Мережковский писал о нем, что «сила, которая удаляет его от женщин, – не скудность, а напротив, какой-то особый оргийный избыток чувственности, это странное молчание не смерть, а чрезмерная полнота, замирающее напряжение, грозовая тишина пола»25. Дьявольская тайна слияния красоты и несчастья пронизывает все творчество Гоголя. Гоголь слишком глубоко чувствует страшную красоту, на которую нельзя поглядеть и не зажмуриться, чтобы он мог поверить в Афродиту Небесную.
Женщина для него – «Ведьма», и Гоголь, конечно, согласен с Поприщиным, открывающим что «женщина влюблена в черта»26, и с философом Холявой, заявляющим: «все бабы на бабе – ведьмы»27.
Никому нельзя доверять до конца, даже нежным юным девчатам «Вечеров». Светлая женственность не убедительна для писателя. Пусть в молодости они прекрасны, но в будущем разве не превратятся они в крикливых, вульгарных Хиврь, не станут ли и они способны, как Солоха, флиртовать с чертом?
Порочный круг жизни Гоголя, ощущавшего так сильно и убедительно великую силу зла, ужас его одиночества: («И ни души не было около меня в продолжении самых трудных минут, тогда как всякая душа человеческая была бы подарком»28), в неверии и неприятии его вечно женственного начала. Потому что мягкий свет любви земной является также оружием для победы над врагом человеческим. Солнца любви не знал Гоголь, и изнемог, и не могло его, не умевшего любить, спасти даже религиозное чувство, превратившееся у него в ад исступленного фанатизма.

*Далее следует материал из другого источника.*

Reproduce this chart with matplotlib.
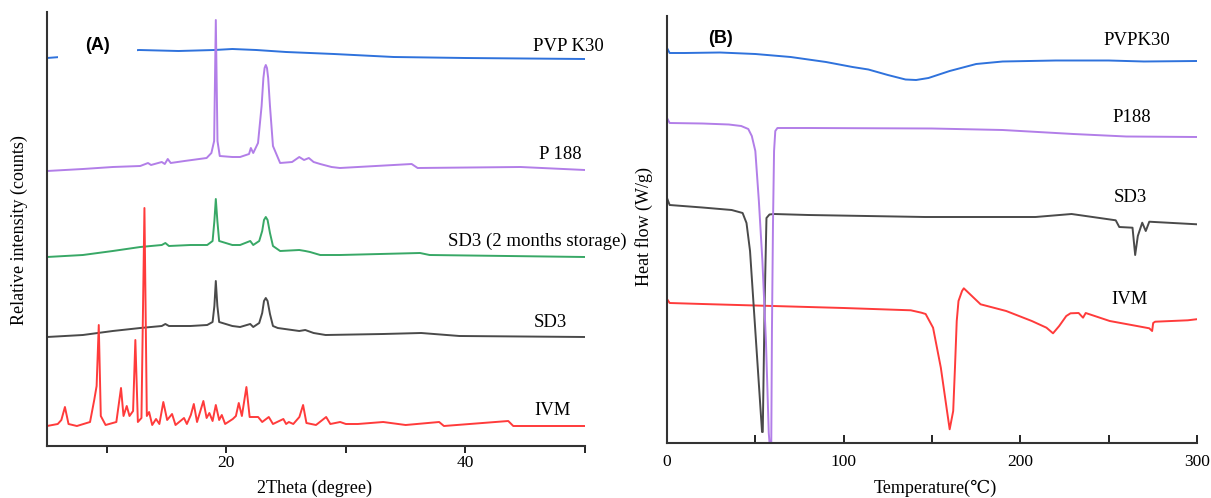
import numpy as np
import matplotlib
matplotlib.use("Agg")
import matplotlib.pyplot as plt

plt.rcParams['font.family'] = ['Liberation Serif', 'DejaVu Serif']

# ---- XRD patterns (2theta in degree, intensity in arbitrary counts, already offset) ----
theta_pvp = [5.0, 6.1, 8.0, 12.7, 16.0, 19.0, 20.5, 22.5, 25.0, 29.0, 34.0, 40.0, 50.0]
int_pvp = [388, 389, 391, 396, 395, 396, 397, 396, 394, 392, 389, 388, 387]

theta_p188 = [5.0, 8.0, 10.5, 12.8, 13.45, 13.7, 14.6, 14.85, 15.1, 15.35, 16.5, 18.35,
              18.75, 18.98, 19.12, 19.26, 19.45, 20.5, 21.15, 21.9, 22.05, 22.25, 22.65,
              22.95, 23.1, 23.2, 23.3, 23.4, 23.5, 23.65, 23.9, 24.5, 25.5, 26.1, 26.5,
              26.9, 27.3, 27.85, 28.8, 29.5, 35.5, 36.0, 44.6, 50.0]
int_p188 = [275, 277, 279, 280, 283, 281, 284, 282, 287, 283, 285, 288,
            293, 305, 426, 305, 290, 289, 289, 292, 298, 293, 303,
            340, 368, 378, 381, 378, 368, 340, 300, 283, 284, 289, 286,
            288, 284, 282, 279, 278, 282, 278, 279, 276]

theta_sd3_stor = [5.0, 8.0, 10.5, 12.8, 14.6, 14.9, 15.2, 17.0, 18.4, 18.85, 19.0, 19.12,
                  19.25, 19.4, 20.5, 21.15, 22.0, 22.25, 22.75, 23.0, 23.15, 23.3, 23.45,
                  23.65, 23.9, 24.5, 26.1, 26.6, 27.0, 27.85, 29.5, 36.2, 37.0, 50.0]
int_sd3_stor = [189, 191, 195, 199, 201, 203, 200, 201, 201, 205, 225, 247,
                225, 205, 201, 201, 205, 201, 205, 215, 226, 229, 226,
                213, 200, 195, 196, 195, 194, 191, 191, 193, 191, 189]

theta_sd3 = [5.0, 8.0, 10.5, 12.8, 14.6, 14.9, 15.2, 17.0, 18.4, 18.85, 19.0, 19.12,
             19.25, 19.4, 20.5, 21.15, 22.0, 22.25, 22.75, 23.0, 23.15, 23.3, 23.45,
             23.65, 23.9, 24.3, 26.1, 26.6, 27.3, 28.3, 33.1, 36.3, 39.5, 50.0]
int_sd3 = [109, 111, 115, 118, 120, 122, 120, 120, 121, 124, 140, 165,
           140, 124, 120, 119, 122, 119, 123, 133, 145, 148, 145,
           132, 120, 118, 115, 116, 113, 111, 112, 113, 110, 109]

theta_ivm = [5.0, 5.9, 6.2, 6.5, 6.8, 7.5, 8.6, 8.95, 9.15, 9.33, 9.5, 9.9, 10.8, 11.19,
             11.4, 11.67, 11.9, 12.2, 12.39, 12.6, 12.9, 13.15, 13.35, 13.54, 13.8, 14.12,
             14.4, 14.73, 15.05, 15.46, 15.75, 16.46, 16.7, 17.03, 17.28, 17.55, 18.08,
             18.35, 18.58, 18.85, 19.12, 19.4, 19.62, 19.9, 20.54, 20.8, 21.04, 21.3,
             21.68, 21.95, 22.41, 22.66, 23.0, 23.55, 23.9, 24.77, 25.0, 25.23, 25.6,
             26.11, 26.42, 26.7, 27.5, 28.35, 28.7, 29.52, 30.0, 31.0, 33.12, 35.0,
             37.8, 38.2, 43.58, 44.0, 50.0]
int_ivm = [20, 22, 26, 39, 22, 20, 24, 46, 60, 121, 30, 21, 24, 58,
           30, 40, 30, 35, 106, 24, 28, 238, 30, 34, 21, 27,
           22, 44, 26, 32, 21, 28, 22, 31, 42, 24, 45,
           28, 33, 25, 41, 26, 31, 22, 27, 30, 43, 30,
           59, 29, 29, 29, 24, 29, 22, 27, 22, 24, 22,
           29, 41, 23, 21, 29, 22, 24, 22, 22, 24, 21,
           24, 20, 25, 20, 20]

# ---- DSC thermograms (temperature in C, heat flow in arbitrary units, offset) ----
temp_pvp = [0, 1.5, 10, 30, 50, 70, 90, 105, 114, 125, 135, 141, 148, 160, 175, 190,
            220, 250, 270, 300]
hf_pvp = [395, 390, 390, 390.5, 389, 386, 381, 376, 373.5, 368, 363.5, 363, 365, 372,
          379, 381.5, 382.5, 382.5, 381.5, 382]

temp_p188 = [0, 1.5, 20, 35, 42, 46, 48, 50, 52, 54, 56, 57.6, 58.3, 59.0, 59.4, 60.0,
             60.6, 61.3, 62.5, 80, 150, 190, 230, 260, 300]
hf_p188 = [325, 320, 319.5, 318.5, 317, 314, 307, 292, 242, 182, 102, 10, -6, -6, 112,
           220, 292, 312, 315, 315, 314.5, 313, 309, 306.5, 306]

temp_sd3 = [0, 1.5, 20, 36.6, 42.8, 45, 47, 50, 53.8, 54.2, 55.3, 56.3, 58, 60.4, 80,
            146, 208.6, 229, 254, 256, 263.5, 265, 266.5, 269, 271, 273, 276, 300]
hf_sd3 = [245, 238, 235.5, 233, 230, 220, 192, 112, 11, 11, 142, 225, 228.5, 229, 228,
          226, 226, 229, 222.7, 216, 215.3, 188, 207, 220.3, 212, 221.3, 221, 218.7]

temp_ivm = [0, 1.5, 20, 60, 100, 138, 144, 146.4, 150.6, 155, 158.5, 160, 162, 163, 164,
            165, 167, 168, 177.5, 192, 206.5, 214.8, 218.5, 222, 226, 228.4, 233, 235.5,
            237, 250.6, 266, 273, 274.6, 275.2, 276.3, 294.8, 299.5]
hf_ivm = [144, 140, 139, 137, 135, 132.7, 130.3, 129, 115.3, 75.3, 32, 13.7, 32, 75.3,
          122, 142, 152, 154.7, 138.7, 132, 122, 115.3, 109.7, 117, 127, 129.7, 130,
          125.3, 130, 122, 117, 114.7, 112, 120, 121.3, 122.7, 123.7]

c_blue = '#2f72dc'
c_purple = '#b27ee8'
c_green = '#38a866'
c_grey = '#4a4a4a'
c_red = '#ff3b3b'
lw = 1.4

fig = plt.figure(figsize=(12.11, 4.98), dpi=100)

# ---------------- (A) XRD ----------------
ax1 = fig.add_axes([47 / 1211, 52 / 498, 538 / 1211, 434 / 498])
ax1.plot(theta_pvp, int_pvp, color=c_blue, lw=lw)
ax1.plot(theta_p188, int_p188, color=c_purple, lw=lw)
ax1.plot(theta_sd3_stor, int_sd3_stor, color=c_green, lw=lw)
ax1.plot(theta_sd3, int_sd3, color=c_grey, lw=lw)
ax1.plot(theta_ivm, int_ivm, color=c_red, lw=lw)

ax1.set_xlim(5, 50)
ax1.set_ylim(0, 434)
ax1.set_xticks([10, 20, 30, 40, 50])
ax1.set_xticklabels(['', '20', '', '40', ''])
ax1.set_yticks([])
ax1.tick_params(axis='x', direction='out', length=5, width=1.2, pad=1.5, labelsize=12.5)
ax1.set_xlabel('2Theta (degree)', fontsize=13)
ax1.xaxis.set_label_coords(0.498, -0.078)
ax1.set_ylabel('Relative intensity (counts)', fontsize=13)
ax1.yaxis.set_label_coords(-0.036, 0.498)

ax1.text(48.6, 400, 'PVP K30', fontsize=13.5, ha='center', va='center')
ax1.text(47.9, 292, 'P 188', fontsize=13.5, ha='center', va='center')
ax1.text(46.0, 205, 'SD3 (2 months storage)', fontsize=13.5, ha='center', va='center')
ax1.text(47.1, 124, 'SD3', fontsize=13.5, ha='center', va='center')
ax1.text(47.3, 36, 'IVM', fontsize=13.5, ha='center', va='center')
ax1.text(9.2, 401, '(A)', fontsize=13, fontweight='bold', family='Liberation Sans',
         ha='center', va='center', zorder=5,
         bbox=dict(boxstyle='square,pad=1.5', fc='white', ec='none'))

# ---------------- (B) DSC ----------------
ax2 = fig.add_axes([667 / 1211, 55 / 498, 530 / 1211, 427 / 498])
ax2.plot(temp_pvp, hf_pvp, color=c_blue, lw=lw)
ax2.plot(temp_ivm, hf_ivm, color=c_red, lw=lw)
ax2.plot(temp_sd3, hf_sd3, color=c_grey, lw=lw)
ax2.plot(temp_p188, hf_p188, color=c_purple, lw=lw)

ax2.set_xlim(0, 300)
ax2.set_ylim(0, 427)
ax2.set_xticks([0, 50, 100, 150, 200, 250, 300])
ax2.set_xticklabels(['0', '', '100', '', '200', '', '300'])
ax2.set_yticks([])
ax2.tick_params(axis='x', direction='in', length=6, width=1.2, pad=8, labelsize=12.5)
ax2.set_xlabel('Temperature(℃)', fontsize=13)
ax2.xaxis.set_label_coords(0.506, -0.086)
ax2.set_ylabel('Heat flow (W/g)', fontsize=13)
ax2.yaxis.set_label_coords(-0.026, 0.506)

ax2.text(266, 402, 'PVPK30', fontsize=13.5, ha='center', va='center')
ax2.text(263, 326, 'P188', fontsize=13.5, ha='center', va='center')
ax2.text(262.5, 245, 'SD3', fontsize=13.5, ha='center', va='center')
ax2.text(262, 144, 'IVM', fontsize=13.5, ha='center', va='center')
ax2.text(30, 404, '(B)', fontsize=13, fontweight='bold', family='Liberation Sans',
         ha='center', va='center')

for ax in (ax1, ax2):
    for side in ('top', 'right'):
        ax.spines[side].set_visible(False)
    for side in ('left', 'bottom'):
        ax.spines[side].set_linewidth(1.5)
        ax.spines[side].set_color('#333333')

fig.savefig('out.png', dpi=100)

«Молитесь, молитесь обо мне!.. Не переставайте обо мне молиться!»29 – вопил больной Гоголь.
Мы знаем, что в последние дни жизни Гоголя преследовали ужасные видения. Он молился в маленькой церкви Симеона Столпника часами, он сжег рукописи, но кому понять, что чувствовал он, сгоравший в огне неведомом. И опять вспоминается «Вий», в котором напророчил поэт судьбу свою. Вспомним: философ Хома Брут тоже остался один ночью в церкви. Философ «умер от страха», так же, как и Гоголь.
Говорят, что лицо мертвого Гоголя было нечеловечески странным. И навсегда для нас живых загадка во всем его облике, облике «таинственного Карлы». «Слышно страшное в судьбе наших поэтов», – говорил Гоголь о гибели других. Именно эти слова вспоминаются при мысли о его гибели, непостижимой и страшной.
М. Шапиро
Трагедия Гоголя
Две схожих линии сближают конец жизни двух величайших наших писателей, столь различных по гению, по характеру, по творчеству: Гоголя и Льва Толстого. Оба они за несколько лет до своей смерти – Гоголь за пять; Толстой – раньше – отказались от своего божественного дара литературного таланта и посвятили конец своей жизни религиозным исканиям. Но как посвятили…
Если бы и Лев Толстой, и Гоголь даже ушли в монастырь, они не были бы потеряны для человечества, как писатели. Если бы они даже и перестали писать на светские темы, а обратили всю силу своего светоносного гения на религиозные сочинения, – православная церковь и весь христианский мир вообще получили бы, наверное, выдающихся духовных писателей. Но рок судил иначе.